>> Begin

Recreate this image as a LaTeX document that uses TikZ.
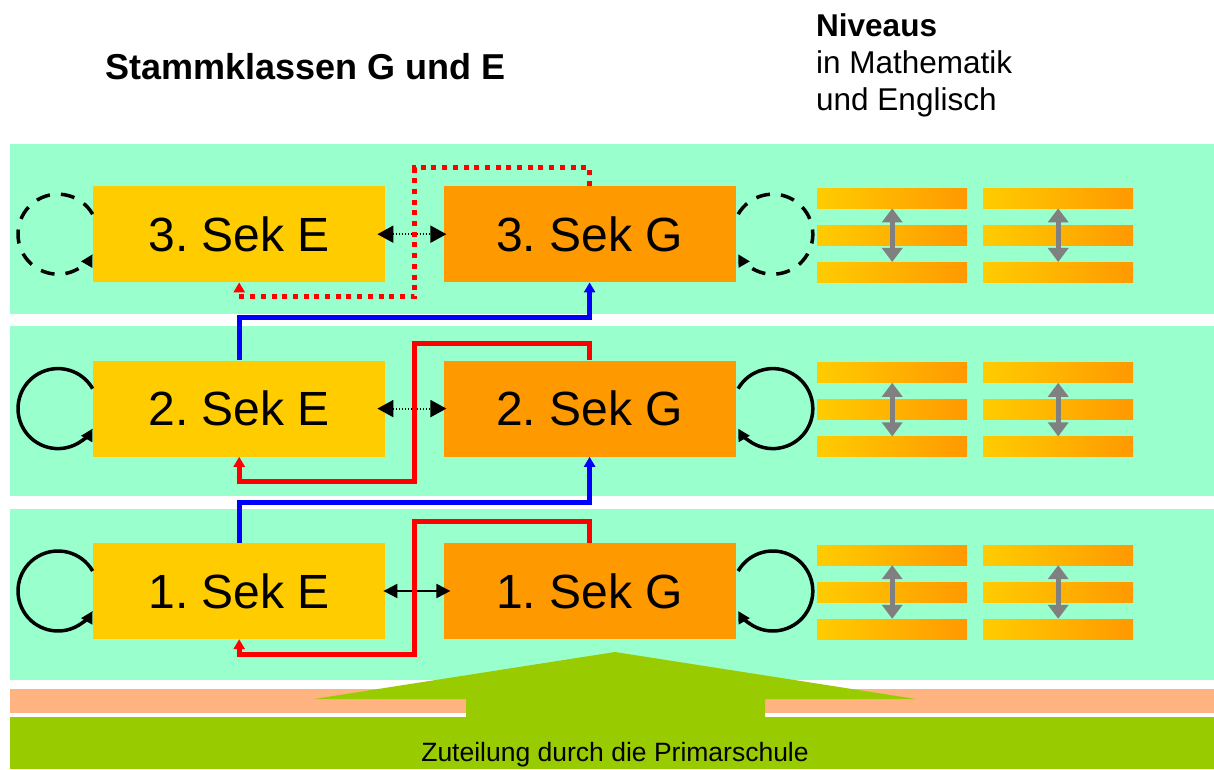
\documentclass[tikz,border=0pt]{standalone}
\usepackage{fontspec}
\setmainfont{Liberation Sans}
\usetikzlibrary{arrows.meta,positioning,calc}
\definecolor{mintband}{HTML}{99FFCC}
\definecolor{secyellow}{HTML}{FFCC00}
\definecolor{secorange}{HTML}{FF9900}
\definecolor{salmonband}{HTML}{FFB380}
\definecolor{primgreen}{HTML}{99CC00}
\definecolor{levelgray}{HTML}{808080}
\tikzset{
  sekbox/.style={inner sep=0pt, minimum width=292pt, minimum height=96pt, font=\fontsize{48}{56}\selectfont},
  ebox/.style={sekbox, fill=secyellow},
  gbox/.style={sekbox, fill=secorange},
  levelbar/.style={shade, left color=secyellow, right color=secorange, draw=none, inner sep=0pt, minimum width=150pt, minimum height=20pt, anchor=north west},
  levelarrow/.style={{Triangle[length=14pt,width=20pt]}-{Triangle[length=14pt,width=20pt]}, line width=5pt, draw=levelgray},
  swapdot/.style={{Triangle[length=16pt,width=17pt]}-{Triangle[length=16pt,width=17pt]}, line width=2pt, dash pattern=on 1.5pt off 1.5pt},
  swapline/.style={{Triangle[length=14pt,width=14pt]}-{Triangle[length=14pt,width=14pt]}, line width=2pt},
  redpath/.style={-{Triangle[length=10pt,width=11pt]}, line width=5pt, draw=red},
  reddots/.style={dash pattern=on 5pt off 5.7pt},
  bluepath/.style={-{Triangle[length=10pt,width=11pt]}, line width=5pt, draw=blue},
  loopline/.style={-{Triangle[length=12pt,width=12pt]}, line width=3.5pt},
  loopdash/.style={dash pattern=on 14pt off 11pt},
  band/.style={fill=mintband}
}

\begin{document}
\frenchspacing
\begin{tikzpicture}[x=1pt,y=1pt]
  \useasboundingbox (0,0) rectangle (1214,769);
  \fill[white] (0,0) rectangle (1214,769);
  % Baender
  \fill[band] (10,455) rectangle (1214,625);
  \fill[band] (10,273) rectangle (1214,443);
  \fill[band] (10,89) rectangle (1214,260);
  \fill[salmonband] (10,56) rectangle (1214,80);
  \fill[primgreen] (10,0) rectangle (1214,52);
  \fill[primgreen] (615,117) -- (916,70) -- (765,70) -- (765,52) -- (466,52) -- (466,70) -- (314,70) -- cycle;

  \node[anchor=base west, inner sep=0pt, font=\bfseries\fontsize{36}{43}\selectfont] (title) at (105,689) {Stammklassen G und E};
  \node[anchor=north west, inner sep=0pt, align=left, font=\fontsize{31.5}{37}\selectfont] (niveaus) at (816,756) {\textbf{Niveaus}\\in Mathematik\\und Englisch};
  \node[anchor=base, inner sep=0pt, font=\fontsize{26.5}{30}\selectfont] (zuteilung) at (615,8) {Zuteilung durch die Primarschule};

  % Sek-Klassen
  \node[ebox, anchor=north west] (e3) at (93,583) {3. Sek E};
  \node[gbox, right=58pt of e3] (g3) {3. Sek G};
  \node[ebox, below=78pt of e3] (e2) {2. Sek E};
  \node[gbox, right=58pt of e2] (g2) {2. Sek G};
  \node[ebox, below=86pt of e2] (e1) {1. Sek E};
  \node[gbox, right=58pt of e1] (g1) {1. Sek G};

  % Niveaus
  \foreach \n in {1,2,3}{
    \foreach \side/\dx in {a/724, b/890}{
      \foreach \k in {0,1,2}{
        \node[levelbar] (bar\n\side\k) at ($(e\n.north west)+(\dx,-2-37*\k)$) {};
      }
      \draw[levelarrow] (bar\n\side0.south) -- (bar\n\side2.north);
    }
  }

  % Schleifen
  \foreach \n/\pat in {1/solid,2/solid,3/loopdash}{
    \draw[loopline,\pat] ($(e\n.west)+(-35,0)$) ++(30:40) arc[start angle=30,end angle=330,radius=40];
    \draw[loopline,\pat] ($(g\n.east)+(37,0)$) ++(150:40) arc[start angle=150,end angle=-150,radius=40];
  }

  % Wechsel
  \draw[swapdot, shorten <=-8pt, shorten >=-3pt] (e3) -- (g3);
  \draw[swapdot, shorten <=-8pt, shorten >=-3pt] (e2) -- (g2);
  \draw[swapline, shorten <=-2pt, shorten >=-7pt] (e1) -- (g1);

  \draw[redpath, reddots] (g3.north) -- ++(0,18) -| ++(-175,-129) -| (e3.south);
  \draw[redpath] (g2.north) -- ++(0,17) -| ++(-175,-138) -| (e2.south);
  \draw[redpath] (g1.north) -- ++(0,21) -| ++(-175,-133) -| (e1.south);
  \draw[bluepath] (e2.north) -- ++(0,43) -| (g3.south);
  \draw[bluepath] (e1.north) -- ++(0,40) -| (g2.south);
\end{tikzpicture}
\end{document}
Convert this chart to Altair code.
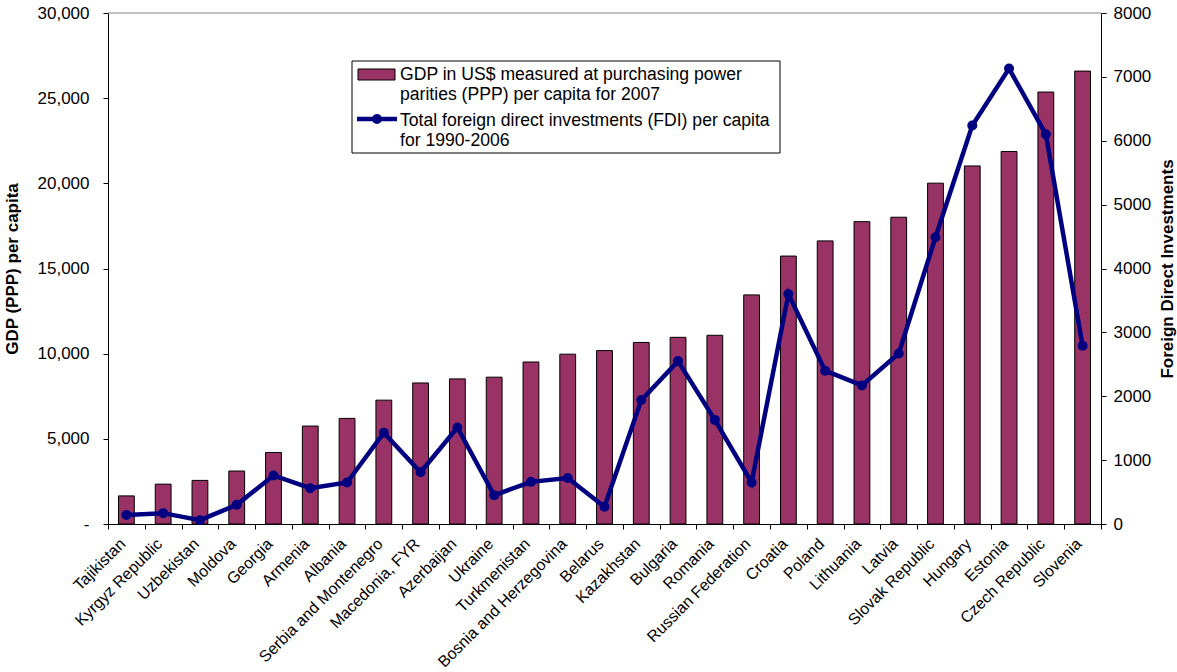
import altair as alt
import pandas as pd

countries = ["Tajikistan", "Kyrgyz Republic", "Uzbekistan", "Moldova", "Georgia", "Armenia",
             "Albania", "Serbia and Montenegro", "Macedonia, FYR", "Azerbaijan", "Ukraine",
             "Turkmenistan", "Bosnia and Herzegovina", "Belarus", "Kazakhstan", "Bulgaria",
             "Romania", "Russian Federation", "Croatia", "Poland", "Lithuania", "Latvia",
             "Slovak Republic", "Hungary", "Estonia", "Czech Republic", "Slovenia"]
gdp = [1650, 2340, 2560, 3110, 4200, 5750, 6200, 7270, 8280, 8520, 8620, 9510, 9970, 10180,
       10660, 10960, 11080, 13450, 15730, 16620, 17750, 18010, 20010, 21020, 21870, 25360, 26590]
fdi = [140, 170, 60, 300, 760, 560, 650, 1430, 810, 1510, 450, 660, 720, 270, 1940, 2550,
       1630, 650, 3600, 2400, 2170, 2670, 4490, 6240, 7130, 6100, 2790]
gdp_ticks = [0, 5000, 10000, 15000, 20000, 25000, 30000]
fdi_ticks = [0, 1000, 2000, 3000, 4000, 5000, 6000, 7000, 8000]
legend_gdp = ["GDP in US$ measured at purchasing power", "parities (PPP) per capita for 2007"]
legend_fdi = ["Total foreign direct investments (FDI) per capita", "for 1990-2006"]

FONT = "Liberation Sans, Arial, sans-serif"
BAR = "#993366"
NAVY = "#000080"
W, H = 993, 511

df = pd.DataFrame({"country": countries, "gdp": gdp, "fdi": fdi})
one = pd.DataFrame({"a": [0]})

xenc = alt.X("country:N", sort=countries,
             scale=alt.Scale(paddingInner=0, paddingOuter=0),
             axis=alt.Axis(title=None, labelAngle=-45, labelAlign="right", labelBaseline="middle",
                           labelLimit=0, tickBand="extent", tickSize=5, labelFontSize=16,
                           labelPadding=12, labelOffset=-4,
                           domainColor="black", tickColor="black"))

bars = alt.Chart(df).mark_bar(width=alt.RelativeBandSize(0.43), fill=BAR, stroke="black",
                              strokeWidth=1).encode(
    x=xenc,
    y=alt.Y("gdp:Q", scale=alt.Scale(domain=[0, 30000], nice=False),
            axis=alt.Axis(orient="left", values=gdp_ticks, tickSize=5, labelPadding=14,
                          title="GDP (PPP) per capita", titleFontWeight="bold",
                          titlePadding=16,
                          labelExpr="datum.value == 0 ? '-\u00a0\u00a0\u00a0\u00a0' : format(datum.value, ',')"))
)

line = alt.Chart(df).mark_line(color=NAVY, strokeWidth=4.5,
                               point=alt.OverlayMarkDef(filled=True, size=100, color=NAVY, opacity=1)).encode(
    x=alt.X("country:N", sort=countries),
    y=alt.Y("fdi:Q", scale=alt.Scale(domain=[0, 8000], nice=False),
            axis=alt.Axis(orient="right", values=fdi_ticks, tickSize=5, labelPadding=7,
                          format="d", title="Foreign Direct Investments",
                          titleFontWeight="bold", titleAngle=270, titleBaseline="top",
                          titlePadding=9))
)

top_border = alt.Chart(one).mark_rule(color="#808080", strokeWidth=1).encode(
    x=alt.value(0), x2=alt.value(W), y=alt.value(0))

leg_box = alt.Chart(one).mark_rect(fill="white", stroke="black", strokeWidth=1).encode(
    x=alt.value(244), x2=alt.value(672), y=alt.value(48), y2=alt.value(140))
leg_bar = alt.Chart(one).mark_rect(fill=BAR, stroke="black", strokeWidth=1).encode(
    x=alt.value(250), x2=alt.value(287), y=alt.value(56), y2=alt.value(67))
leg_line = alt.Chart(one).mark_rule(color=NAVY, strokeWidth=4.5).encode(
    x=alt.value(249), x2=alt.value(289), y=alt.value(106))
leg_pt = alt.Chart(one).mark_point(filled=True, size=100, color=NAVY, opacity=1).encode(
    x=alt.value(269), y=alt.value(106))

def ltext(txt, y):
    return alt.Chart(one).mark_text(align="left", baseline="middle", fontSize=17.6, font=FONT,
                                    color="black").encode(
        x=alt.value(292), y=alt.value(y), text=alt.value(txt))

texts = [ltext(legend_gdp[0], 62), ltext(legend_gdp[1], 82),
         ltext(legend_fdi[0], 108), ltext(legend_fdi[1], 128)]

chart = alt.layer(bars, line, top_border, leg_box, leg_bar, leg_line, leg_pt, *texts).resolve_scale(
    y="independent"
).properties(
    width=W, height=H,
    autosize=alt.AutoSizeParams(type="none"),
    padding={"left": 108, "top": 13, "right": 76, "bottom": 148},
).configure_axis(
    labelFont=FONT, titleFont=FONT, labelFontSize=17, titleFontSize=17,
    labelColor="black", titleColor="black", domainColor="black", tickColor="black",
    grid=False
).configure_view(stroke=None)

chart.save("out.html", embed_options={"renderer": "svg", "actions": False})
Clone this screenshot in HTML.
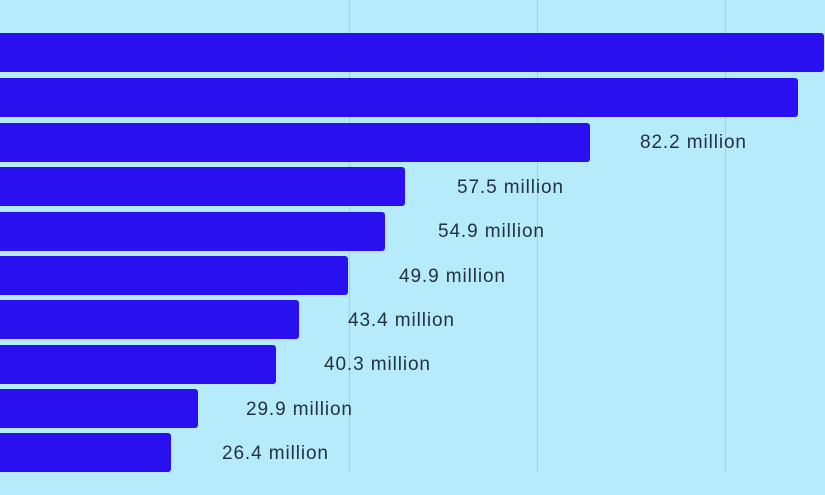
<!DOCTYPE html>
<html><head><style>
body{margin:0;width:825px;height:495px;background:#b6ebfb;position:relative;overflow:hidden;font-family:"Liberation Sans",sans-serif;}
.g{position:absolute;top:0;width:1px;height:472px;background:#9fcfe0;}
.b{position:absolute;left:0;height:39px;background:#2a10ef;border-radius:0 3px 3px 0;}
.t{position:absolute;font-size:19px;letter-spacing:0.9px;color:#22323f;line-height:20px;}
</style></head><body>
<div class="g" style="left:349px"></div>
<div class="g" style="left:537px"></div>
<div class="g" style="left:725px"></div>
<div class="b" style="top:33px;width:824px"></div>
<div class="b" style="top:78px;width:798px"></div>
<div class="b" style="top:123px;width:590px"></div>
<div class="b" style="top:167px;width:405px"></div>
<div class="b" style="top:212px;width:385px"></div>
<div class="b" style="top:256px;width:348px"></div>
<div class="b" style="top:300px;width:299px"></div>
<div class="b" style="top:345px;width:276px"></div>
<div class="b" style="top:389px;width:198px"></div>
<div class="b" style="top:433px;width:171px"></div>
<div class="t" style="left:640px;top:133px">82.2 million</div>
<div class="t" style="left:457px;top:178px">57.5 million</div>
<div class="t" style="left:438px;top:222px">54.9 million</div>
<div class="t" style="left:399px;top:267px">49.9 million</div>
<div class="t" style="left:348px;top:311px">43.4 million</div>
<div class="t" style="left:324px;top:355px">40.3 million</div>
<div class="t" style="left:246px;top:400px">29.9 million</div>
<div class="t" style="left:222px;top:444px">26.4 million</div>
</body></html>
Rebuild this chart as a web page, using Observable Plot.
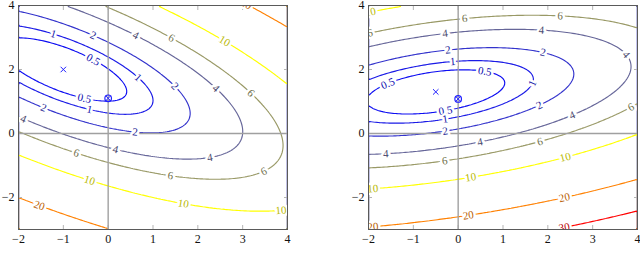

>> End

[AIM OF THE TASK] In the entries above, find the line that contains "(314,70) -- cycle;", then repeat exactly every line from the first one through that line, with no pictures.

[REPLY]
Recreate this image as a LaTeX document that uses TikZ.
\documentclass[tikz,border=0pt]{standalone}
\usepackage{fontspec}
\setmainfont{Liberation Sans}
\usetikzlibrary{arrows.meta,positioning,calc}
\definecolor{mintband}{HTML}{99FFCC}
\definecolor{secyellow}{HTML}{FFCC00}
\definecolor{secorange}{HTML}{FF9900}
\definecolor{salmonband}{HTML}{FFB380}
\definecolor{primgreen}{HTML}{99CC00}
\definecolor{levelgray}{HTML}{808080}
\tikzset{
  sekbox/.style={inner sep=0pt, minimum width=292pt, minimum height=96pt, font=\fontsize{48}{56}\selectfont},
  ebox/.style={sekbox, fill=secyellow},
  gbox/.style={sekbox, fill=secorange},
  levelbar/.style={shade, left color=secyellow, right color=secorange, draw=none, inner sep=0pt, minimum width=150pt, minimum height=20pt, anchor=north west},
  levelarrow/.style={{Triangle[length=14pt,width=20pt]}-{Triangle[length=14pt,width=20pt]}, line width=5pt, draw=levelgray},
  swapdot/.style={{Triangle[length=16pt,width=17pt]}-{Triangle[length=16pt,width=17pt]}, line width=2pt, dash pattern=on 1.5pt off 1.5pt},
  swapline/.style={{Triangle[length=14pt,width=14pt]}-{Triangle[length=14pt,width=14pt]}, line width=2pt},
  redpath/.style={-{Triangle[length=10pt,width=11pt]}, line width=5pt, draw=red},
  reddots/.style={dash pattern=on 5pt off 5.7pt},
  bluepath/.style={-{Triangle[length=10pt,width=11pt]}, line width=5pt, draw=blue},
  loopline/.style={-{Triangle[length=12pt,width=12pt]}, line width=3.5pt},
  loopdash/.style={dash pattern=on 14pt off 11pt},
  band/.style={fill=mintband}
}

\begin{document}
\frenchspacing
\begin{tikzpicture}[x=1pt,y=1pt]
  \useasboundingbox (0,0) rectangle (1214,769);
  \fill[white] (0,0) rectangle (1214,769);
  % Baender
  \fill[band] (10,455) rectangle (1214,625);
  \fill[band] (10,273) rectangle (1214,443);
  \fill[band] (10,89) rectangle (1214,260);
  \fill[salmonband] (10,56) rectangle (1214,80);
  \fill[primgreen] (10,0) rectangle (1214,52);
  \fill[primgreen] (615,117) -- (916,70) -- (765,70) -- (765,52) -- (466,52) -- (466,70) -- (314,70) -- cycle;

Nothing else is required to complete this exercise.